Unprompted: Remembering Jess

The death of television pitchman Jess Duboy earlier this month prompted many to consider his life, as is the case when someone of note goes to the happy hunting grounds. We weren”t close friends, but his influence lingers on me and those who followed in TV land. It was Jess who enabled me to look directly at you and read the news. Before Jess, and subsequently me, no newscaster in Richmond used a teleprompter.

When I arrived from Baltimore in 1978 we typed news on a manual typewriter, and then went to the studio with what we had typed. We read it, looking up at the camera as much as possible. Then one day I looked behind a curtain across the studio and discovered a teleprompter.

What’s this! A teleprompter just like the one we used in Baltimore. Does it work? Yes, when Jess is here. What do you mean when Jess is here? Well, it seems that Jess did his car commercials for all the world to see in the Channel 12 studio. The teleprompter was only for Jess, so that he could look viewers straight in the eye and assure them, “If this emblem is not on your car, you probably paid too much.”

After some pleading from me, the news director agreed to allow the new anchorman to read the news from a teleprompter. I was given permission to use the machine that until then had belonged to Jess. It came after some wrangling because the station had to pay a human being to run the thing. The attitude was that we never needed it before, so why do we need it now. Well, I argued, this is 1978. Things change. So the guy whose job it was to process our news film had a new duty: He ran the teleprompter.

Everything went well as long as the teleprompter operator paid attention. But he sometimes ran the thing too fast, or too slow — and sometimes if distracted, he just stopped. Mr. Anchorman then had to fumble with his scripts to rediscover where he was. A teleprompter can work against you if the operator isn’t up to speed. On one occasion, some years later, another teleprompter operator who had offered his resignation and was working his last day, thought it might be amusing to replace the next story with a Playboy centerfold that he happened to be reading at the time. I looked straight ahead and discovered a beautiful naked woman looking back at me.
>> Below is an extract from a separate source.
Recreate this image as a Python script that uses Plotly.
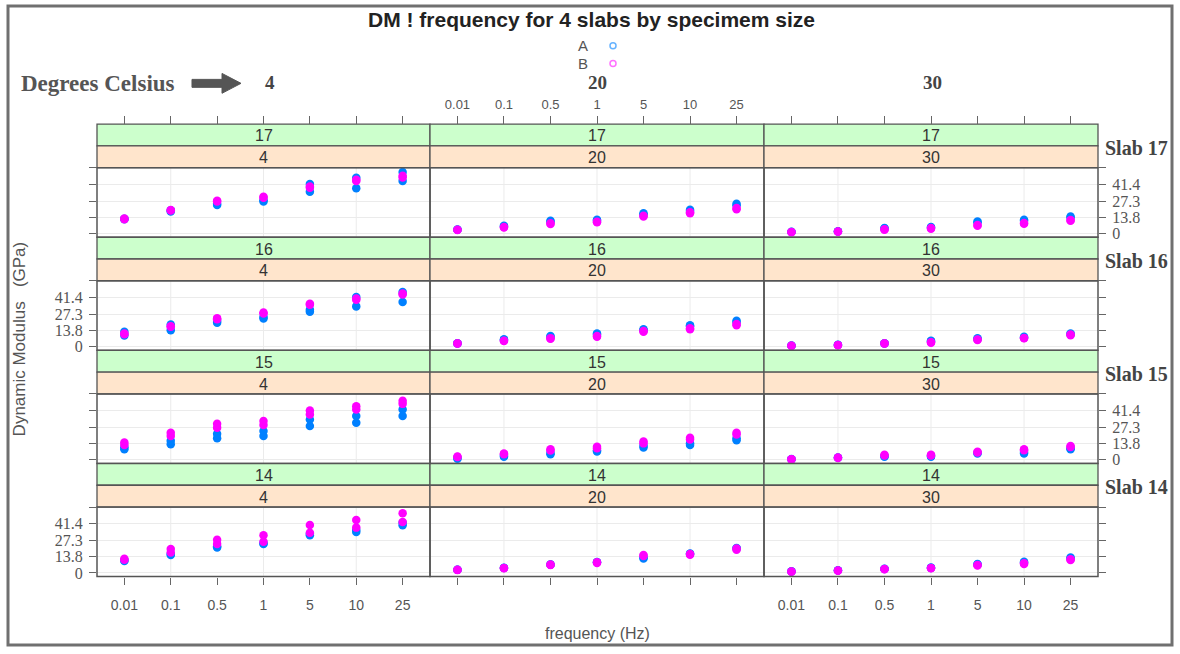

Can’t remember what happened next, but I can’t forget that moment. It’s very difficult to look at a nude photograph while talking about budgetary problems in Petersburg.

But progress has its moments. Not long after the introduction of the teleprompter, Channel 12 went on the air with the first radar, and other improvements came quickly after that. Other stations by then were also using teleprompters and coming up with innovations. Today, no one speaks on television without a teleprompter. The president looks directly at you and says whatever he says, looking at the script scrolling on a piece of plastic that’s seen only from his angle. The camera looking back at the president sees no script at all. That’s how the optics work. The scripts are generated electronically now so no clown is able to insert naked women into the State of the Union speech, though Donald Trump would probably like that too, assuming he doesn’t win.

Even most of the big-time television preachers are now using teleprompters. This enables them to look you directly in the eye while asking for money.

Television has many ways of making people appear better than they actually are. Commercials are prepared to make products better than they are. Jess was ahead of his time in Richmond when he said give me the words in front of my face and I will look directly through them so you can’t. It was the beginning of things to come.

Now we’re trained to believe someone if there is alleged eye contract. Yes, I will buy a mattress at 85 percent of its usual price if you look me in the eye and say it’s true. I will believe most anything I hear and see on television.

We are victims of progress. Salesmanship is the name of the game. No matter what you’re selling.